— begin —

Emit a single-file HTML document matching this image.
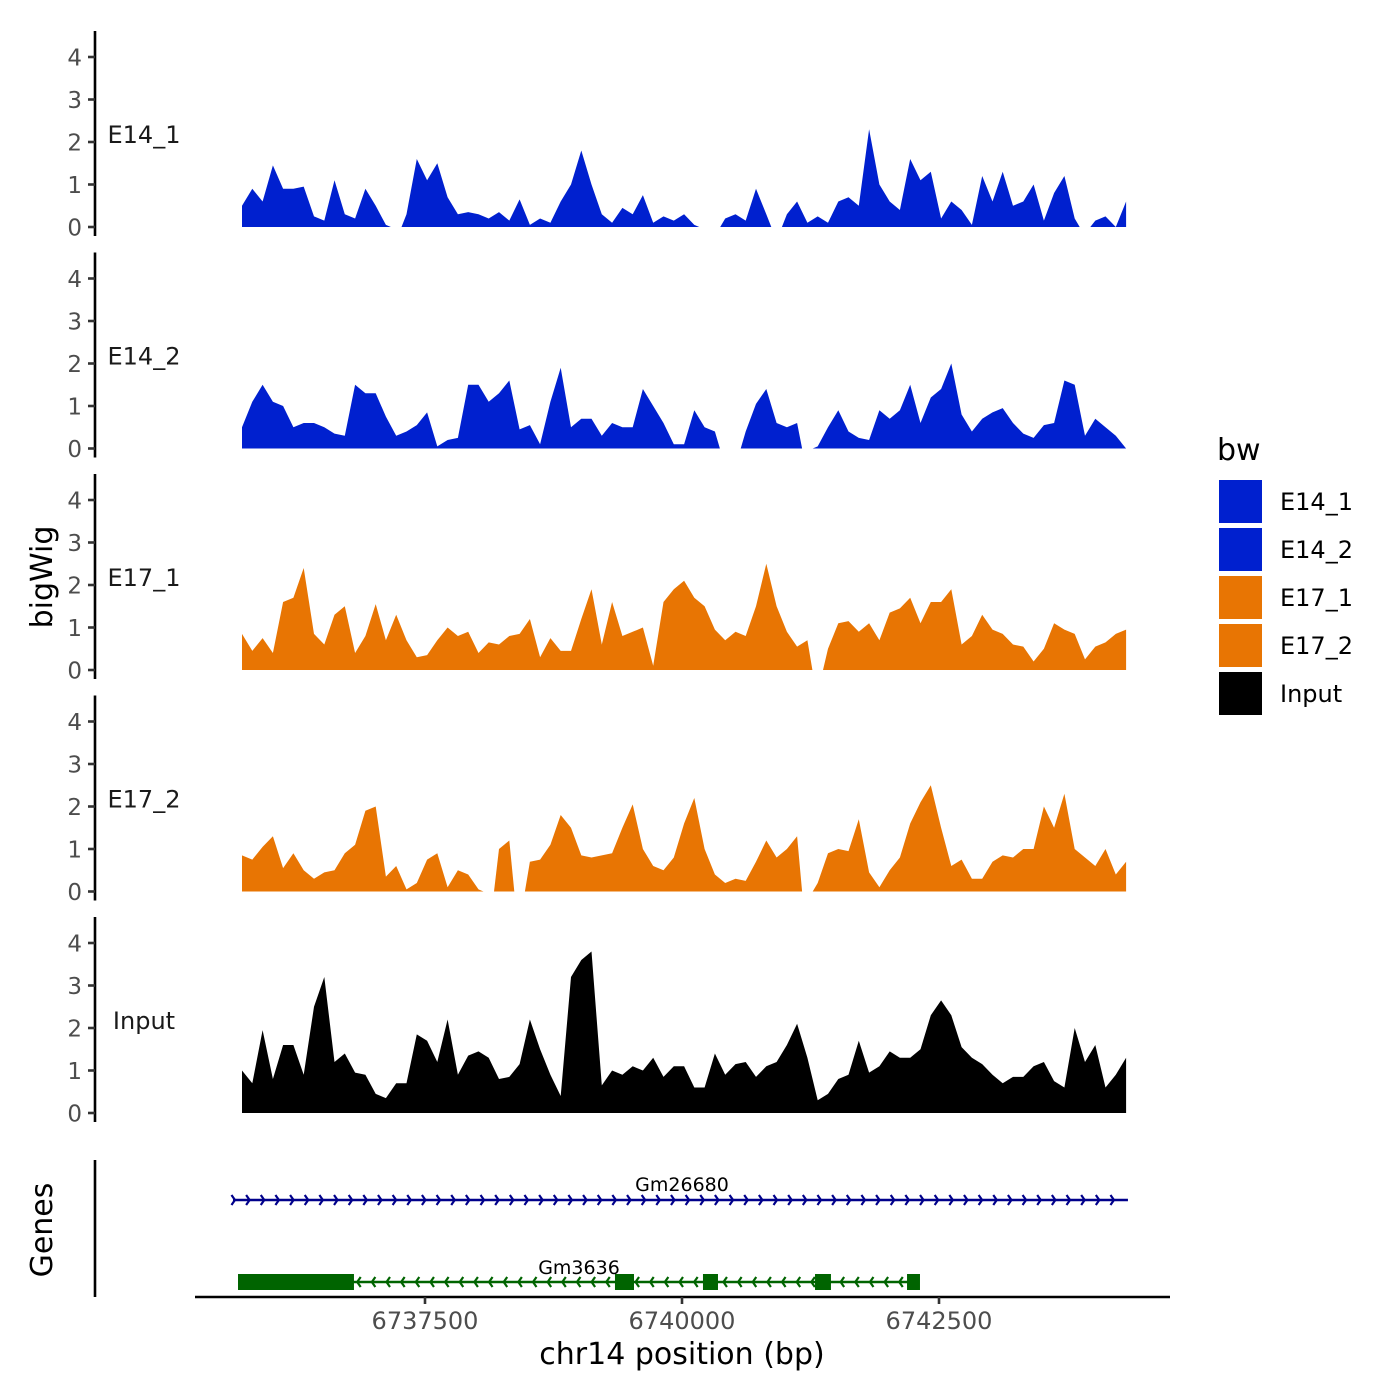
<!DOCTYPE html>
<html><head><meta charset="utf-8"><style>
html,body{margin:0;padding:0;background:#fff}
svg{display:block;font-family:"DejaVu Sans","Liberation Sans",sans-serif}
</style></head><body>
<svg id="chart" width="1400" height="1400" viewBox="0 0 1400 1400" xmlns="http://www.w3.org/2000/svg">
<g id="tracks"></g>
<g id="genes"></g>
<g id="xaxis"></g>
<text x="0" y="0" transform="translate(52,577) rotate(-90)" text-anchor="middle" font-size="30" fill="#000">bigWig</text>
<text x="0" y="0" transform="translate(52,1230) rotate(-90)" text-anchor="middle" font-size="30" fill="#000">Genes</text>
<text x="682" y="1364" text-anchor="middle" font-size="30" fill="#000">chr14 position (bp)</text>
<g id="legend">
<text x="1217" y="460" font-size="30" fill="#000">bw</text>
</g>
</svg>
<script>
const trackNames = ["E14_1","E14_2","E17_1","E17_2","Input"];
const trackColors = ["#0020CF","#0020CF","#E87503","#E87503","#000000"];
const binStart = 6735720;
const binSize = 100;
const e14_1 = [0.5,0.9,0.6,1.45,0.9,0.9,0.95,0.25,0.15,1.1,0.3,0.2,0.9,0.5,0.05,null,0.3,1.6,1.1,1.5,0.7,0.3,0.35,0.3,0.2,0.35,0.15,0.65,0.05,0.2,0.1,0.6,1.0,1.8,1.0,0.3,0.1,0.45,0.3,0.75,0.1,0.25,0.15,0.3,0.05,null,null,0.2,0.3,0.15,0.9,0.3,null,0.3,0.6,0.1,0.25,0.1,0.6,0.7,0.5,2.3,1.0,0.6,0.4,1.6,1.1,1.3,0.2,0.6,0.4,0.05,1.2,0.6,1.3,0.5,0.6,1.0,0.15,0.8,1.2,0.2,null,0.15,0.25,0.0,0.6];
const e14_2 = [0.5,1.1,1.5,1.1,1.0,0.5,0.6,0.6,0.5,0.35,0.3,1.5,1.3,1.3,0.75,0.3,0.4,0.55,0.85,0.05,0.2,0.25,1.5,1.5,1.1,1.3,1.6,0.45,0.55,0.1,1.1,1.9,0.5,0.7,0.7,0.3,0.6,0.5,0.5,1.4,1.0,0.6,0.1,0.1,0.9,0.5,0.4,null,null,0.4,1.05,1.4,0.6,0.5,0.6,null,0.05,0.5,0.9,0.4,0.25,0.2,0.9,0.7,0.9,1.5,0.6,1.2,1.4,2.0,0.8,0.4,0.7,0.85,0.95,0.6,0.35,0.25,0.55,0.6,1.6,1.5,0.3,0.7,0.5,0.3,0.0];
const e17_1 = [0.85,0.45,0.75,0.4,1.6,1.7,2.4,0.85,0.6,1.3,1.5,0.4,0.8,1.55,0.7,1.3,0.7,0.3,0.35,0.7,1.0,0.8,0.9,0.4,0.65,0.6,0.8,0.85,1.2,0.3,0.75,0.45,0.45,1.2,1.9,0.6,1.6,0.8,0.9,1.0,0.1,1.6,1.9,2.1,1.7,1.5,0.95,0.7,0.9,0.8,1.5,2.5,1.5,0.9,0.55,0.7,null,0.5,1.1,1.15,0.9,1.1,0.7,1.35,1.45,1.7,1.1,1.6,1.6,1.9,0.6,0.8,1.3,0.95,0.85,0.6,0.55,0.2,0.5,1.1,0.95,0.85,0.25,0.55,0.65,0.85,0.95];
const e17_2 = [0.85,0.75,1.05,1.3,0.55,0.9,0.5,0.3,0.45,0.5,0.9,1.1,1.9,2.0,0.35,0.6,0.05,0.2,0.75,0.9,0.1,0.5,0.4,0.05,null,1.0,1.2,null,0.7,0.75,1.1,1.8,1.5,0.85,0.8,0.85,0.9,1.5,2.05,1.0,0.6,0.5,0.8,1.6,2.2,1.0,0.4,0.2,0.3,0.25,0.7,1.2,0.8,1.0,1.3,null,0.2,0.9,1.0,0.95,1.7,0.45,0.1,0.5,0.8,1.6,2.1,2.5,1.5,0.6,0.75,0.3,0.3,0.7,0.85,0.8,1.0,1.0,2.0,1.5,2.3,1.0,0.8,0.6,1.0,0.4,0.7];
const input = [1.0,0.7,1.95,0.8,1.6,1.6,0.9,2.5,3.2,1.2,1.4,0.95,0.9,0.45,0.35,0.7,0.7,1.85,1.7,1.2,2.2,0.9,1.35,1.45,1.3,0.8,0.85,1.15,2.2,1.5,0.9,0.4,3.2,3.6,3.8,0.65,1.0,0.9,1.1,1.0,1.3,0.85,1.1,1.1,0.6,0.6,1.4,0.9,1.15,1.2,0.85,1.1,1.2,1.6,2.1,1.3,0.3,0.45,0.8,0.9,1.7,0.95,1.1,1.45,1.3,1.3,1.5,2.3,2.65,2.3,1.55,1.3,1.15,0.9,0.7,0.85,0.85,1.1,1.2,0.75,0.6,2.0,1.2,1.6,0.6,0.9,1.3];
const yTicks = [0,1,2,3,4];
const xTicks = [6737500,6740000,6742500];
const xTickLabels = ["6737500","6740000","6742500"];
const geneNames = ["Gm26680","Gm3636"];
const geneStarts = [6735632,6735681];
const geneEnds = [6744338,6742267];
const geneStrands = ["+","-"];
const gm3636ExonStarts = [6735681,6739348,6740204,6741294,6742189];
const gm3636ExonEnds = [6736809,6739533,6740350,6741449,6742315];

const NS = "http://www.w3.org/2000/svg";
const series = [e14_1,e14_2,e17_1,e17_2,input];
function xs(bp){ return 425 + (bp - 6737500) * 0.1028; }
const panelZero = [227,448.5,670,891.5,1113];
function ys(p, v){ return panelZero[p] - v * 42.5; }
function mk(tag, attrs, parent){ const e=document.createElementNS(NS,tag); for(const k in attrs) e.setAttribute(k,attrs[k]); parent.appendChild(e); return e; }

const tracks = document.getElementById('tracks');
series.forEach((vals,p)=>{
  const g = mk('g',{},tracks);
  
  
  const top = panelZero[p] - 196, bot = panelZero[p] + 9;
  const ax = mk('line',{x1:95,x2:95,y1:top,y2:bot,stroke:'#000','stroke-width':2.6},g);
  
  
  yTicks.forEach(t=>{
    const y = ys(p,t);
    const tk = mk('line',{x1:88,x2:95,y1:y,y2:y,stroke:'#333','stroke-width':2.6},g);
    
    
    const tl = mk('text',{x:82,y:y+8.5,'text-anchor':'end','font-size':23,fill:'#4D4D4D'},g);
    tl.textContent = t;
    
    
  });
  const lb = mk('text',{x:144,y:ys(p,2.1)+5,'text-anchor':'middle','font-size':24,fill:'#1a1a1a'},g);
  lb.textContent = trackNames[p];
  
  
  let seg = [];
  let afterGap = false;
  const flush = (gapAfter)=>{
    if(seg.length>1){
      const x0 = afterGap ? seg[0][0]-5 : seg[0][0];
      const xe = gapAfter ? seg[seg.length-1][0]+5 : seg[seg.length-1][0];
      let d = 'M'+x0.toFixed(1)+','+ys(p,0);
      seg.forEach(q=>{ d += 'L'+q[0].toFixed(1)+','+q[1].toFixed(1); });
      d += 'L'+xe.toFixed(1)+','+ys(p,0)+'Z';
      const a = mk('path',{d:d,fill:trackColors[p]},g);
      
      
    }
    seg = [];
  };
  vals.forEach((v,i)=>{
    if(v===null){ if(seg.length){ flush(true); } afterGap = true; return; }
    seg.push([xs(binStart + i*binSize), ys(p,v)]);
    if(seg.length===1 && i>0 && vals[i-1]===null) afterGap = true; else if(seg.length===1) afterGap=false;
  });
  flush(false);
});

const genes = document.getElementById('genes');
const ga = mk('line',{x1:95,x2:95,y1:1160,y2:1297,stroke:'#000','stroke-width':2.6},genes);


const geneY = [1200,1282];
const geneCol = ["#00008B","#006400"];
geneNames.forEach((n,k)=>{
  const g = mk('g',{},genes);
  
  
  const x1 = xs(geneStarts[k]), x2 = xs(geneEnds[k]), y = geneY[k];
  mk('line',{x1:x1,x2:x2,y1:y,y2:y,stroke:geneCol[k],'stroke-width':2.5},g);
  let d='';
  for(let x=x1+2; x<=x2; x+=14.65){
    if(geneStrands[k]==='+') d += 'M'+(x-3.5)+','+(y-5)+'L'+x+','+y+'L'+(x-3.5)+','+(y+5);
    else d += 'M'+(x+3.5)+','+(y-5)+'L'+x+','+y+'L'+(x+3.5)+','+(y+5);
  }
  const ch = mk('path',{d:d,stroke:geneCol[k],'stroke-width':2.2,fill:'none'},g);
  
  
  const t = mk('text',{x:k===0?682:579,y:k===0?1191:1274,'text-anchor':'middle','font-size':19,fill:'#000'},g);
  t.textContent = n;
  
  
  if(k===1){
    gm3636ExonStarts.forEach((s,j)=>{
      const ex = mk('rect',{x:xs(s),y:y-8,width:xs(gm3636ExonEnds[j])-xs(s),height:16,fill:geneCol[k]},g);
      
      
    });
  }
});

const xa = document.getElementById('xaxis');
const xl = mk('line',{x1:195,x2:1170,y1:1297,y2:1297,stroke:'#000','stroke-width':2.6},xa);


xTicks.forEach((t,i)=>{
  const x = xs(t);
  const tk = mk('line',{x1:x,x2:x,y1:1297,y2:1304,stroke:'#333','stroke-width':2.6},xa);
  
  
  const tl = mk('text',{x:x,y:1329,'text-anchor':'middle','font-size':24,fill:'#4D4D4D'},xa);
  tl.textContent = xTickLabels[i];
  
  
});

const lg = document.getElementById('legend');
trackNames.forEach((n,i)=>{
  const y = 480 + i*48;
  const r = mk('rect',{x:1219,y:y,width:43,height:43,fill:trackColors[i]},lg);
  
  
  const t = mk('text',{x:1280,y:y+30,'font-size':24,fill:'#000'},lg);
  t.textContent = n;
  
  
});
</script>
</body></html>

— end —

Select and copy every line of the material that holds the string "document".

Emit a single-file HTML document matching this image.
function mk(tag, attrs, parent){ const e=document.createElementNS(NS,tag); for(const k in attrs) e.setAttribute(k,attrs[k]); parent.appendChild(e); return e; }
const tracks = document.getElementById('tracks');
const genes = document.getElementById('genes');
const xa = document.getElementById('xaxis');
const lg = document.getElementById('legend');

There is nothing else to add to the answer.